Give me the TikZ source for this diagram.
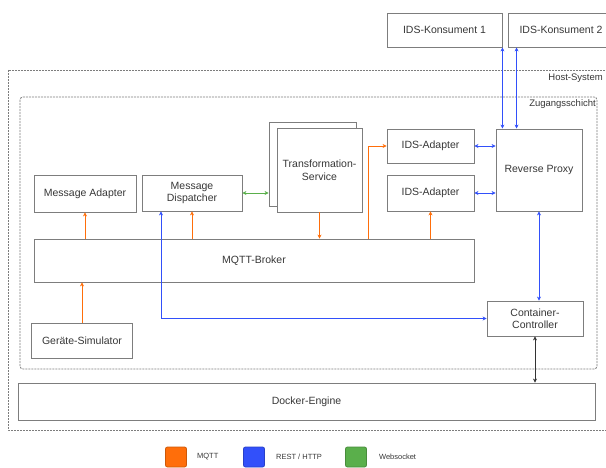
..............................
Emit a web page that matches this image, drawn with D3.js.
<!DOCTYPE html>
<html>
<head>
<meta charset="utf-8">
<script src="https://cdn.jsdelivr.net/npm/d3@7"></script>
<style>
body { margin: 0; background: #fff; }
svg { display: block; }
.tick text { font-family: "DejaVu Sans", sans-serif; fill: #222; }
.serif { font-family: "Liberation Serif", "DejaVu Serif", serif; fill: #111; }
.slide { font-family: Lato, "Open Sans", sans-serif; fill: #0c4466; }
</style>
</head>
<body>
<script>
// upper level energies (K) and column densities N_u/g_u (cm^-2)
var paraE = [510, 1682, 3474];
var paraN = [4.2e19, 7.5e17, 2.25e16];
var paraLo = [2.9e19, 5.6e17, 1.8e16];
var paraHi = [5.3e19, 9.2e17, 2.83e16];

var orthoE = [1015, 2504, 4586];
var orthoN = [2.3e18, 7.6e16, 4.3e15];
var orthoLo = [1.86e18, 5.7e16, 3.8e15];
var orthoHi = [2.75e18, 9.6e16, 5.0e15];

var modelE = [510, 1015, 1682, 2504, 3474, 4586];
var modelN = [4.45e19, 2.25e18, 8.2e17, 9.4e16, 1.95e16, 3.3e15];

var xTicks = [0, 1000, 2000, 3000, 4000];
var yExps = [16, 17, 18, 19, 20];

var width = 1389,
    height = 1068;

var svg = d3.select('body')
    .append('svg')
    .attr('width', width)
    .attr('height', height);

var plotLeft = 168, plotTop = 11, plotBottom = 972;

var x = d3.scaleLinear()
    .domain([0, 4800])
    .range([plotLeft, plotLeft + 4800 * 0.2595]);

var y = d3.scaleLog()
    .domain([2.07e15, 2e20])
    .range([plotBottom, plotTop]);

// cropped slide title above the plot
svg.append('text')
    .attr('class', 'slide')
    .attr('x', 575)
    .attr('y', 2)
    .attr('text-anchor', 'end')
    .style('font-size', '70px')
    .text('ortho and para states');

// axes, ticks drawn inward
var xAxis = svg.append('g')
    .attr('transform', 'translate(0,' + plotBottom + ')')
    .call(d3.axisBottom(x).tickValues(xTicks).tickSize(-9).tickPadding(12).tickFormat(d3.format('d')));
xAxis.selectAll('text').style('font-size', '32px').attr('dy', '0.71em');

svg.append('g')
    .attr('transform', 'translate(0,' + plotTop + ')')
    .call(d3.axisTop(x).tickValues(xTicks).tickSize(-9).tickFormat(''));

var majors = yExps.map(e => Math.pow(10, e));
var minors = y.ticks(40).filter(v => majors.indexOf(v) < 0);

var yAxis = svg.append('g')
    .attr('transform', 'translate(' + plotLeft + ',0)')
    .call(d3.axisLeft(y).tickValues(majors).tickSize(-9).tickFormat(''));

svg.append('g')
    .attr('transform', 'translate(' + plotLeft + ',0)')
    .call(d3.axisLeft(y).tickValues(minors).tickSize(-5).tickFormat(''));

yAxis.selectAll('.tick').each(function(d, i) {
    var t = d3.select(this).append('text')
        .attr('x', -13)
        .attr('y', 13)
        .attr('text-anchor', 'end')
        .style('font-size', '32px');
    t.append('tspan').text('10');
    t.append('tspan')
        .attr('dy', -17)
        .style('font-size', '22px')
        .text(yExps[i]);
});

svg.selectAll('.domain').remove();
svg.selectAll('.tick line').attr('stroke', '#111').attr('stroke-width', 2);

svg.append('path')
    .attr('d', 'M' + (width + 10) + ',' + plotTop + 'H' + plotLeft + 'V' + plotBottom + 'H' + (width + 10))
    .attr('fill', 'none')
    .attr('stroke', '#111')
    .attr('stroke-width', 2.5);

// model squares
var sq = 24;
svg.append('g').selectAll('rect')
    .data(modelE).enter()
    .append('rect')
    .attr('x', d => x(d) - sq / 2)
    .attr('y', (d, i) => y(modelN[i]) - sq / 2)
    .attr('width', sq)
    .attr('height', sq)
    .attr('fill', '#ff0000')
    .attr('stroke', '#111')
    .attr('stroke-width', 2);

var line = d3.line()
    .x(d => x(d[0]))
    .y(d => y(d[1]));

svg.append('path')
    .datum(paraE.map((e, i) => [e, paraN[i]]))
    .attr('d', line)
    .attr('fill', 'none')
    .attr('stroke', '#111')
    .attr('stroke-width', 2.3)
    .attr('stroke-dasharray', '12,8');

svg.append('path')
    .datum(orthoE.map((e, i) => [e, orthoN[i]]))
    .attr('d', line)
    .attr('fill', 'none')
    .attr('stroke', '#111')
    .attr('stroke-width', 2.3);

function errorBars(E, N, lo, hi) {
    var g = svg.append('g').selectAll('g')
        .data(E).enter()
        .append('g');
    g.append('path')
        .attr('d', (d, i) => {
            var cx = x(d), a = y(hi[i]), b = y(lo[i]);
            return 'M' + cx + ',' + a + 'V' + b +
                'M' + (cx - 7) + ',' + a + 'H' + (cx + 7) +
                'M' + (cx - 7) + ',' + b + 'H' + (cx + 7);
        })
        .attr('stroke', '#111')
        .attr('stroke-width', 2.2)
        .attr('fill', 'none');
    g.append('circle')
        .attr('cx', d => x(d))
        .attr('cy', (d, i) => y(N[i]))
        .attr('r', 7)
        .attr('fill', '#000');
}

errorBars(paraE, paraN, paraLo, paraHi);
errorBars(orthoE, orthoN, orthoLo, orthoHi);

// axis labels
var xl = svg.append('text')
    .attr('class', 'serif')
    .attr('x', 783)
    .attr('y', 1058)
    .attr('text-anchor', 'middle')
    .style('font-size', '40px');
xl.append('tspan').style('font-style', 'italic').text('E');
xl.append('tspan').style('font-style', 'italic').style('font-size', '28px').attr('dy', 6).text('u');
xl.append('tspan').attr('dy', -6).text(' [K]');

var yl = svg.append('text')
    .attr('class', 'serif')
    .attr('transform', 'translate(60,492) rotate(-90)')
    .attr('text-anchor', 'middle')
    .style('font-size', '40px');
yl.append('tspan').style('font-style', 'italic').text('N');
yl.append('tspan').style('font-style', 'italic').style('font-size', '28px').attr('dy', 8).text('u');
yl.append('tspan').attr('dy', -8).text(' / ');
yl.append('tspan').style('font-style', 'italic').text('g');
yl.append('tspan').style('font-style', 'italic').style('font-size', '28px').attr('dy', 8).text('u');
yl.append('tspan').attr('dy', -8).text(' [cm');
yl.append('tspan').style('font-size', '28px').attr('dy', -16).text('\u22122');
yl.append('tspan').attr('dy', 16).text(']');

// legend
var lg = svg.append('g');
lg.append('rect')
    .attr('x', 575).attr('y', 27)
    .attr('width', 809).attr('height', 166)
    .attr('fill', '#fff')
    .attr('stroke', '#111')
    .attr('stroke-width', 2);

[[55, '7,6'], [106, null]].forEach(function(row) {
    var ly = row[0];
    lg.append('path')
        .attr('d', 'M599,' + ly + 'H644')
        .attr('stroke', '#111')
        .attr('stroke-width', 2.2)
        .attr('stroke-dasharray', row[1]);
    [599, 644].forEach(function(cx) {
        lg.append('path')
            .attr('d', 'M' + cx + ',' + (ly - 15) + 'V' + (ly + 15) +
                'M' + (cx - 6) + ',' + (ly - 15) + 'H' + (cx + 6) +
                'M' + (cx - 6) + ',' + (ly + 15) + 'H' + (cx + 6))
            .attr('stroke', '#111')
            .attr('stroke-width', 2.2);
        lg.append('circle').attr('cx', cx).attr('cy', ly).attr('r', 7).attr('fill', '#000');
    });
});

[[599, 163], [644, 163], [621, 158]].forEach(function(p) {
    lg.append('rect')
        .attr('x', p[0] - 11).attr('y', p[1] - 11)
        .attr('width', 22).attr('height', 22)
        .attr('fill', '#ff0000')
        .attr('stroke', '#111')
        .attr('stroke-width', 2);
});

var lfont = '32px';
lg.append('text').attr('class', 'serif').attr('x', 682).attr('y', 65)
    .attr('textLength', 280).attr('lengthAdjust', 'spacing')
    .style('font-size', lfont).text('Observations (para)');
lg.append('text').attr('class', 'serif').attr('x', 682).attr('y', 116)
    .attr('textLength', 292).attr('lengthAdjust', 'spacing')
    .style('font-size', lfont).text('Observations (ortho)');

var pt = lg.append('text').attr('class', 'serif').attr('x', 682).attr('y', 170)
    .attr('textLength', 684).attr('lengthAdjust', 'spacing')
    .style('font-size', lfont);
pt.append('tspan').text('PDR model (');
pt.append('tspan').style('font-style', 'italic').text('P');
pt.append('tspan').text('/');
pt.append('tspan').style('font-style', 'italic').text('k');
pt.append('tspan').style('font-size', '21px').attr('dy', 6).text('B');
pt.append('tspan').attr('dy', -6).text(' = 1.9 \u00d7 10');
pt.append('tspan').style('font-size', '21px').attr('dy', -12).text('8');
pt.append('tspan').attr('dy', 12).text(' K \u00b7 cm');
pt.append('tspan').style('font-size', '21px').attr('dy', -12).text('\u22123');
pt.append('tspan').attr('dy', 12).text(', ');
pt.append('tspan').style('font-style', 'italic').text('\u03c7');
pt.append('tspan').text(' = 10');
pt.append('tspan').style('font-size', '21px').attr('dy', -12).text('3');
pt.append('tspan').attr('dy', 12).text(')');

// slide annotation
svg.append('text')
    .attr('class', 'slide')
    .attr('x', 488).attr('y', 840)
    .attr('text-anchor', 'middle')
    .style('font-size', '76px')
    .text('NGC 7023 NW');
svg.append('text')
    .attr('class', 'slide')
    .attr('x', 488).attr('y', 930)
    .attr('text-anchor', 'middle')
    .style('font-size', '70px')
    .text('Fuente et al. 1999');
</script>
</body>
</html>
..............................
▶ [Problem requirements] Both the line with "Emit a web page" and the line with "var plotLeft = 168, plotTop" belong in the extract, along with every line between them; set down those lines exactly and only.

▶ [Response]
Emit a web page that matches this image, drawn with D3.js.
<!DOCTYPE html>
<html>
<head>
<meta charset="utf-8">
<script src="https://cdn.jsdelivr.net/npm/d3@7"></script>
<style>
body { margin: 0; background: #fff; }
svg { display: block; }
.tick text { font-family: "DejaVu Sans", sans-serif; fill: #222; }
.serif { font-family: "Liberation Serif", "DejaVu Serif", serif; fill: #111; }
.slide { font-family: Lato, "Open Sans", sans-serif; fill: #0c4466; }
</style>
</head>
<body>
<script>
// upper level energies (K) and column densities N_u/g_u (cm^-2)
var paraE = [510, 1682, 3474];
var paraN = [4.2e19, 7.5e17, 2.25e16];
var paraLo = [2.9e19, 5.6e17, 1.8e16];
var paraHi = [5.3e19, 9.2e17, 2.83e16];

var orthoE = [1015, 2504, 4586];
var orthoN = [2.3e18, 7.6e16, 4.3e15];
var orthoLo = [1.86e18, 5.7e16, 3.8e15];
var orthoHi = [2.75e18, 9.6e16, 5.0e15];

var modelE = [510, 1015, 1682, 2504, 3474, 4586];
var modelN = [4.45e19, 2.25e18, 8.2e17, 9.4e16, 1.95e16, 3.3e15];

var xTicks = [0, 1000, 2000, 3000, 4000];
var yExps = [16, 17, 18, 19, 20];

var width = 1389,
    height = 1068;

var svg = d3.select('body')
    .append('svg')
    .attr('width', width)
    .attr('height', height);

var plotLeft = 168, plotTop = 11, plotBottom = 972;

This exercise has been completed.